**EXERCISE DESCRIPTION:** Starting with the first line of the listing, quote each line exactly until and including the one with "var women = [women2017, women2020];", leaving pictures out.

**INFORMATION SUPPLIED:**
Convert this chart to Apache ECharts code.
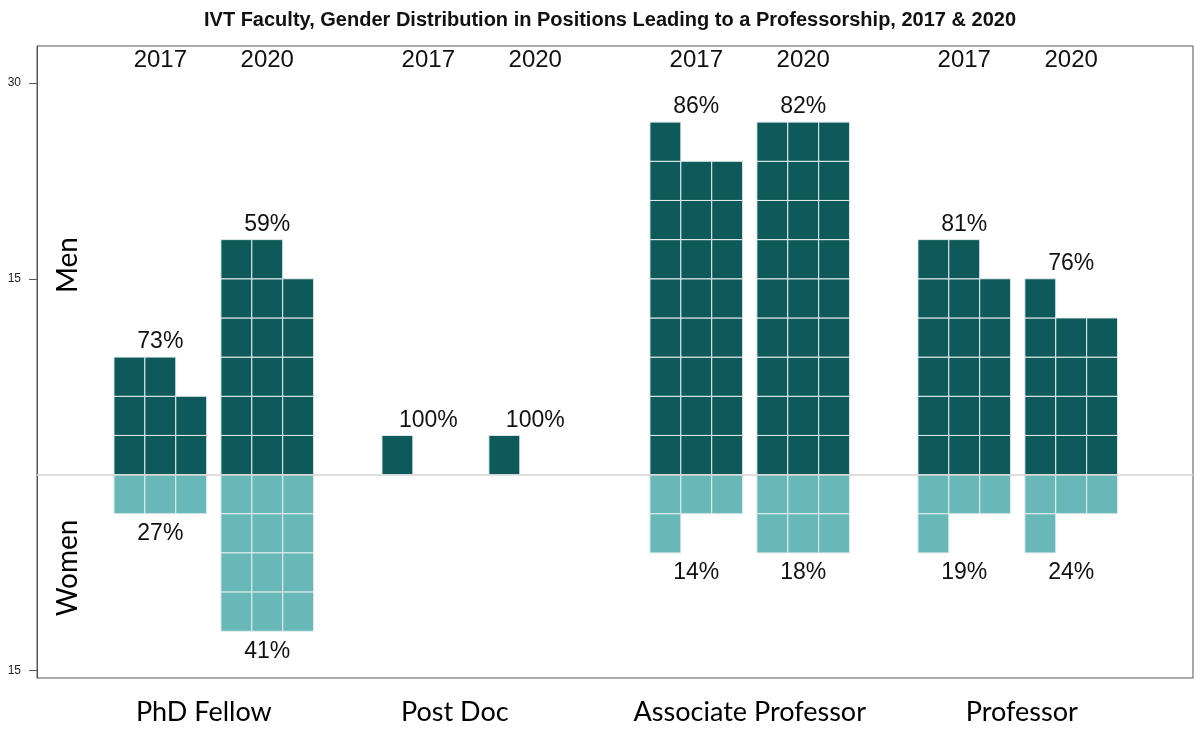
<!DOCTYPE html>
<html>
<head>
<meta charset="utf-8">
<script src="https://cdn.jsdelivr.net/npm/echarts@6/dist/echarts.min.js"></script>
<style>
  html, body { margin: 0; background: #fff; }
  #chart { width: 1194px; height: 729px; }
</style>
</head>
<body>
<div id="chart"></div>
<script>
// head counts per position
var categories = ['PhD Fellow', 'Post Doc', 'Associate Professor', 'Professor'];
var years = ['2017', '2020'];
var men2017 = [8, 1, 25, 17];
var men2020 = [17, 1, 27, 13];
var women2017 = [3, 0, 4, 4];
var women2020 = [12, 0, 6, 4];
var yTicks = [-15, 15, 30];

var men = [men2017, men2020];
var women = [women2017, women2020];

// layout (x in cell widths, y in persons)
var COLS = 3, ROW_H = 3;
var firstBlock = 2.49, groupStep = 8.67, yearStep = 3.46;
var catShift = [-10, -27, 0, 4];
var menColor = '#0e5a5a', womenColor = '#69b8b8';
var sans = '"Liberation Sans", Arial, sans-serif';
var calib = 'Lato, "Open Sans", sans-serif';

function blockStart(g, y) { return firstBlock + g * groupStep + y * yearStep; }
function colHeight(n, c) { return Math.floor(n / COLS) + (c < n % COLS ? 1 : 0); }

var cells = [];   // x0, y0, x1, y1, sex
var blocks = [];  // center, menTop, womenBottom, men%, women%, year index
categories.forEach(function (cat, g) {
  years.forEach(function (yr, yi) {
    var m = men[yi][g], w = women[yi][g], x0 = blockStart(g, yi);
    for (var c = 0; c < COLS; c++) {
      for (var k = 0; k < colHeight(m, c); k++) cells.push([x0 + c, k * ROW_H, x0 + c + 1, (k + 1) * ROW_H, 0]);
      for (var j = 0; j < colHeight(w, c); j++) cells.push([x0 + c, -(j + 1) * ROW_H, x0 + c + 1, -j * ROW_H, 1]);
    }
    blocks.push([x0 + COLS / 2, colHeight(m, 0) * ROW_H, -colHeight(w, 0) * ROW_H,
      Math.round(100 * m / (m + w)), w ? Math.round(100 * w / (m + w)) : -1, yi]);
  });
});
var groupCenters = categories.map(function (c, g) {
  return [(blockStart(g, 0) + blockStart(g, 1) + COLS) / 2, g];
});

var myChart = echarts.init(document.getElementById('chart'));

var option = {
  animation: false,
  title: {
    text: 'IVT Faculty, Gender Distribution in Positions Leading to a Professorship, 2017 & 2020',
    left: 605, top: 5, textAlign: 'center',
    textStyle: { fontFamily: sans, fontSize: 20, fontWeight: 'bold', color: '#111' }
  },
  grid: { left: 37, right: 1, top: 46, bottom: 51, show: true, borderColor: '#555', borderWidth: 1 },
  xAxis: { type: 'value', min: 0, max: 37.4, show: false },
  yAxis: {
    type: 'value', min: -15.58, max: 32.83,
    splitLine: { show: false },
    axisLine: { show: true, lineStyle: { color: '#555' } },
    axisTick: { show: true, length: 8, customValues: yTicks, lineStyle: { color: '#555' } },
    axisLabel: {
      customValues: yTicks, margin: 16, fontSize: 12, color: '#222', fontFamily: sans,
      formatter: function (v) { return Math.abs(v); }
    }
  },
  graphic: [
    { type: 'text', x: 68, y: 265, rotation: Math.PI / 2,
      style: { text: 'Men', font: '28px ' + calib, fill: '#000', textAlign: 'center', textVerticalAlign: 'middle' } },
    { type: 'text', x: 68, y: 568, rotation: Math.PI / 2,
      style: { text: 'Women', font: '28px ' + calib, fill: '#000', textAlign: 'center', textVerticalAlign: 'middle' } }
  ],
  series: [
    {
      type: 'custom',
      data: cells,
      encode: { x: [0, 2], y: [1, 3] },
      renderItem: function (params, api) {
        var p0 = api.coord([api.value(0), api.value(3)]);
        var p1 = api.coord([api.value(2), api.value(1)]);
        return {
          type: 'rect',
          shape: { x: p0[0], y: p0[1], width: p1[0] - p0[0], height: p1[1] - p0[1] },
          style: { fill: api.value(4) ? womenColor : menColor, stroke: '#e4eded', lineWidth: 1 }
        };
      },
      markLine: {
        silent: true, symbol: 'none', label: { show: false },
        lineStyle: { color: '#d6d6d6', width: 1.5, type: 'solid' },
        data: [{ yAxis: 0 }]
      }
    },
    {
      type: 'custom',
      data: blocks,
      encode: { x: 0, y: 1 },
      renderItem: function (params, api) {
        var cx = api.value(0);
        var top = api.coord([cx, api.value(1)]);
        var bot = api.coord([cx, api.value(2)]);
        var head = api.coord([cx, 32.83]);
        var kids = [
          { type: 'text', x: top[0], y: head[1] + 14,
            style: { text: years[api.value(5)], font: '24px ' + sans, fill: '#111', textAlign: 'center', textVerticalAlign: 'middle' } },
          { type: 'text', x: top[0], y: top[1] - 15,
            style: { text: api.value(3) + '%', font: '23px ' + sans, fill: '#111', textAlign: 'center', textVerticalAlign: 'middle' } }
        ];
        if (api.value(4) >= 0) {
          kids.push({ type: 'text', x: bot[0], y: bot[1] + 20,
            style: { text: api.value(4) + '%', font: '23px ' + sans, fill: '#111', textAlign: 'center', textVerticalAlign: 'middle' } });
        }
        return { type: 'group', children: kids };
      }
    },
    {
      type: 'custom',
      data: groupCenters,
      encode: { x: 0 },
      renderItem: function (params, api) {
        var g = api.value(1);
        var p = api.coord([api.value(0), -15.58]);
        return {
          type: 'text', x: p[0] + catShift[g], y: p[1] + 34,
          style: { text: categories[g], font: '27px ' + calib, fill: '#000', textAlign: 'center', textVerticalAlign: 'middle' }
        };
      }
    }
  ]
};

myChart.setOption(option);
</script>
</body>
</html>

**EXERCISE RESULT:**
Convert this chart to Apache ECharts code.
<!DOCTYPE html>
<html>
<head>
<meta charset="utf-8">
<script src="https://cdn.jsdelivr.net/npm/echarts@6/dist/echarts.min.js"></script>
<style>
  html, body { margin: 0; background: #fff; }
  #chart { width: 1194px; height: 729px; }
</style>
</head>
<body>
<div id="chart"></div>
<script>
// head counts per position
var categories = ['PhD Fellow', 'Post Doc', 'Associate Professor', 'Professor'];
var years = ['2017', '2020'];
var men2017 = [8, 1, 25, 17];
var men2020 = [17, 1, 27, 13];
var women2017 = [3, 0, 4, 4];
var women2020 = [12, 0, 6, 4];
var yTicks = [-15, 15, 30];

var men = [men2017, men2020];
var women = [women2017, women2020];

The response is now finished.